◆ **Data**:
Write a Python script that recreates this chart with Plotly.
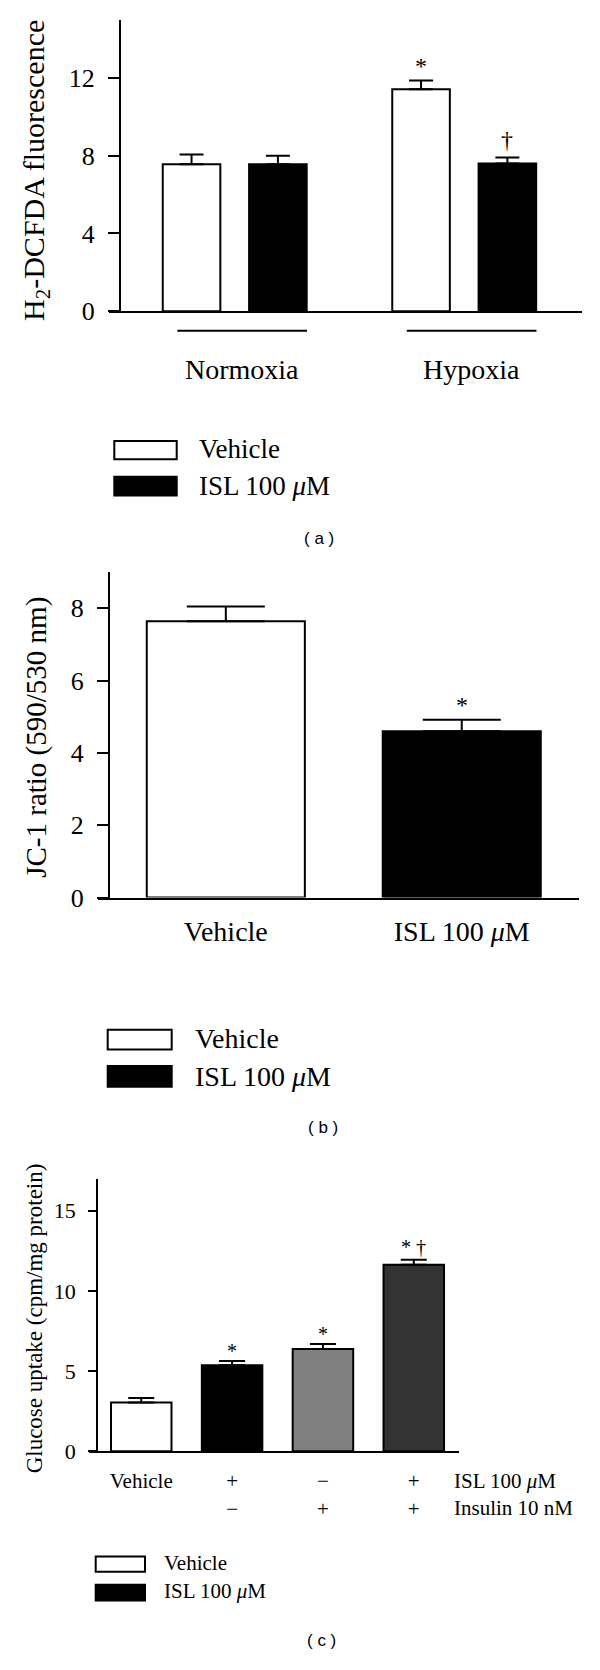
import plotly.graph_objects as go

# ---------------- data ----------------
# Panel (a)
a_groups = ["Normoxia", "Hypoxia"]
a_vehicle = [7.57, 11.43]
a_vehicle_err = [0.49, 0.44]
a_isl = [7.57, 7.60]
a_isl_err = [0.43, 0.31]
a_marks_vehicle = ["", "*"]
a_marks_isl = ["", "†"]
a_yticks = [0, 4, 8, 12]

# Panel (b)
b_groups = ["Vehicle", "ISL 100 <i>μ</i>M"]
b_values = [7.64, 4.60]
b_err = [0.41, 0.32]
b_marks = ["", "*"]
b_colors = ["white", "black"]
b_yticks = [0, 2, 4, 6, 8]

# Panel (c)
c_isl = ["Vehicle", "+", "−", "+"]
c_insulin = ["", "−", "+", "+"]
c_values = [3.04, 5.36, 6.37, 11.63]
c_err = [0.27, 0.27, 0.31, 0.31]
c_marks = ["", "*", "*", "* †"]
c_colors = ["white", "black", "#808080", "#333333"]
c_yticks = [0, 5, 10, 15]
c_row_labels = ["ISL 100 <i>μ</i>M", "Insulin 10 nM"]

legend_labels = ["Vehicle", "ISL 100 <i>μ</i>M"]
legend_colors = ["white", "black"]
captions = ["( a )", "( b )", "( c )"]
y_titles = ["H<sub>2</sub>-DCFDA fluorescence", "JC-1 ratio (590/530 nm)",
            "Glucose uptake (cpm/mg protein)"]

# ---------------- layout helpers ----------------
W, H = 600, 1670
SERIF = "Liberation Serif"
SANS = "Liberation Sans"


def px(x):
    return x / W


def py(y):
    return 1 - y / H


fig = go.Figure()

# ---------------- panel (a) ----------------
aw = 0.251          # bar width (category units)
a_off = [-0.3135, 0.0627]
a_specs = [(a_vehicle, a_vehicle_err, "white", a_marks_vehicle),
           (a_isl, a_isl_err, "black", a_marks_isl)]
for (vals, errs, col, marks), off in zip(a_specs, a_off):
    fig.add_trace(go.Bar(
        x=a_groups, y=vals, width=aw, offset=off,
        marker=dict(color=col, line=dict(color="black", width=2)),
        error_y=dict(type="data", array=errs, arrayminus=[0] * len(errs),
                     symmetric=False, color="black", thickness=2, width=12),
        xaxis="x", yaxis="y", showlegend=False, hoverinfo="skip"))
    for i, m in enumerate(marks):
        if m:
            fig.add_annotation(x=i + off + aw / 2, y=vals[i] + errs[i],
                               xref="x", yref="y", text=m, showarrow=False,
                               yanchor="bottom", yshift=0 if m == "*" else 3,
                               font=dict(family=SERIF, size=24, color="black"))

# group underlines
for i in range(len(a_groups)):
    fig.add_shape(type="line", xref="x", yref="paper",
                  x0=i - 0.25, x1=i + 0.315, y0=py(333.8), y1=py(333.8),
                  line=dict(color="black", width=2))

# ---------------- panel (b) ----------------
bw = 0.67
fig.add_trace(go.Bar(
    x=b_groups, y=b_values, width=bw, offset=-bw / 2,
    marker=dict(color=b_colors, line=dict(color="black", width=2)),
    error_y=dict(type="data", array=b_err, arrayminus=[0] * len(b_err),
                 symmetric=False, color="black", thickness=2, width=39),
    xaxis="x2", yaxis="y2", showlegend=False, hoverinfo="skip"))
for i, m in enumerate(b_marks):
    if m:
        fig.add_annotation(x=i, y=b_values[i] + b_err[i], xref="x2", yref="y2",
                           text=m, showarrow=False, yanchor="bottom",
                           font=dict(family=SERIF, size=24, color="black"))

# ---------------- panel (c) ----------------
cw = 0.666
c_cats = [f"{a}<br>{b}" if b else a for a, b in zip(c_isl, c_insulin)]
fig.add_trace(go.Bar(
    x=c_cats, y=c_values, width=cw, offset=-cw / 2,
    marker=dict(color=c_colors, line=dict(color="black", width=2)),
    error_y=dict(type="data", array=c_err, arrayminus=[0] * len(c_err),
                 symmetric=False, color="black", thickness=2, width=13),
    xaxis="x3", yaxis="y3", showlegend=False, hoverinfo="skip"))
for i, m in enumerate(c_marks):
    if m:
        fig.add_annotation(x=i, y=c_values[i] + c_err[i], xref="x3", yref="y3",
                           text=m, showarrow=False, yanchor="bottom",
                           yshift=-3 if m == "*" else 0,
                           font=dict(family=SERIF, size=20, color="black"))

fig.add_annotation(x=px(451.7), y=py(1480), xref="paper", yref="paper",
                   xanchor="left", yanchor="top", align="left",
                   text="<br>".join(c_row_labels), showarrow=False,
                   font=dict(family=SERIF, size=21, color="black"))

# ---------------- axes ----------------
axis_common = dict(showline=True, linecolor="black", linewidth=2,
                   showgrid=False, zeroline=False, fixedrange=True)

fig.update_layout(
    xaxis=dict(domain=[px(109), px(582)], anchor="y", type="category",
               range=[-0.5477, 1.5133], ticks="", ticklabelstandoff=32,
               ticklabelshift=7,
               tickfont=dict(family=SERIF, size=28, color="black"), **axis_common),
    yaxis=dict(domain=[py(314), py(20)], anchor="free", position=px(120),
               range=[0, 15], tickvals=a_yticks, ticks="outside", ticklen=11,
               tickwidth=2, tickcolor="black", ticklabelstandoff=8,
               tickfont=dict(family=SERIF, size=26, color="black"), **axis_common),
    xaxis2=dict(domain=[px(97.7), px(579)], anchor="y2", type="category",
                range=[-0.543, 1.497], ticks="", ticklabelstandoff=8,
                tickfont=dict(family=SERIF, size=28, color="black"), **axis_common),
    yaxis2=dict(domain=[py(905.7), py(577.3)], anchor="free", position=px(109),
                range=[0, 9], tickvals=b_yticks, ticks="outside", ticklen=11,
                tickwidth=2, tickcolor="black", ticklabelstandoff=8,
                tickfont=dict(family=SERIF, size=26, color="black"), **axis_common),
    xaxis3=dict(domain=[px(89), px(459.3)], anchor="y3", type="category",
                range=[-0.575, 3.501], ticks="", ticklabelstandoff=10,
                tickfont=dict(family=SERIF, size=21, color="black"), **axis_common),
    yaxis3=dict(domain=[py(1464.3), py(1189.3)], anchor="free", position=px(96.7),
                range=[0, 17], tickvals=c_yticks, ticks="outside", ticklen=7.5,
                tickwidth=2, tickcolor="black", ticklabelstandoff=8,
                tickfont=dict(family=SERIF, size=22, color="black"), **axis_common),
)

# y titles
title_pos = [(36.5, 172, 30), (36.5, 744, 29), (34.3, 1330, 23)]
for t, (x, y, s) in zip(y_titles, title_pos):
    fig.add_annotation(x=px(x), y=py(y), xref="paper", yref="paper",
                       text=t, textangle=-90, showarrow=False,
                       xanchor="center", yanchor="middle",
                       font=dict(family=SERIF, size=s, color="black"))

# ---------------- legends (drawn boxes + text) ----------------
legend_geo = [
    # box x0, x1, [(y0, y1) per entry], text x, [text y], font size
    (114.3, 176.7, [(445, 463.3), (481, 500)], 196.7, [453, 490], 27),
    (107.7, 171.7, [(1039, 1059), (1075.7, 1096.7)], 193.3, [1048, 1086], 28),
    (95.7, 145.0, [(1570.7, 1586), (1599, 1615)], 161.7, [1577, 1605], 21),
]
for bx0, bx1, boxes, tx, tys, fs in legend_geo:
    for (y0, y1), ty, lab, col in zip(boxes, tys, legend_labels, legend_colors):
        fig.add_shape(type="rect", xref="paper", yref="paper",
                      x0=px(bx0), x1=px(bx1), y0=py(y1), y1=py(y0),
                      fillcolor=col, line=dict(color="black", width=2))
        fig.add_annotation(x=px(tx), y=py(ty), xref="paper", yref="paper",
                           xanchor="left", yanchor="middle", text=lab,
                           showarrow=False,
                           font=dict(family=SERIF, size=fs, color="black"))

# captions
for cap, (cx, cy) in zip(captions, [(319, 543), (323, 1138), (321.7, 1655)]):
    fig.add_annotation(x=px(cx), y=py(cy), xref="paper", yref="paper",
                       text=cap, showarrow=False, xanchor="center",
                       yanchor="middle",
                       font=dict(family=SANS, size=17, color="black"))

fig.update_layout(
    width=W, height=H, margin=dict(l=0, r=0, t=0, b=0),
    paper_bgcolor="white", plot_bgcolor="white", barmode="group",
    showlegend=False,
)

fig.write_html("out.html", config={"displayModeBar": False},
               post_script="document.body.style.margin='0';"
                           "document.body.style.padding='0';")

◆ **Directions**:
Please restate the material above line by line, exactly, beginning at its first line and ending with the line that contains "b_yticks = [0, 2, 4, 6, 8]", without any pictures.

◆ **Output for this exercise**:
Write a Python script that recreates this chart with Plotly.
import plotly.graph_objects as go

# ---------------- data ----------------
# Panel (a)
a_groups = ["Normoxia", "Hypoxia"]
a_vehicle = [7.57, 11.43]
a_vehicle_err = [0.49, 0.44]
a_isl = [7.57, 7.60]
a_isl_err = [0.43, 0.31]
a_marks_vehicle = ["", "*"]
a_marks_isl = ["", "†"]
a_yticks = [0, 4, 8, 12]

# Panel (b)
b_groups = ["Vehicle", "ISL 100 <i>μ</i>M"]
b_values = [7.64, 4.60]
b_err = [0.41, 0.32]
b_marks = ["", "*"]
b_colors = ["white", "black"]
b_yticks = [0, 2, 4, 6, 8]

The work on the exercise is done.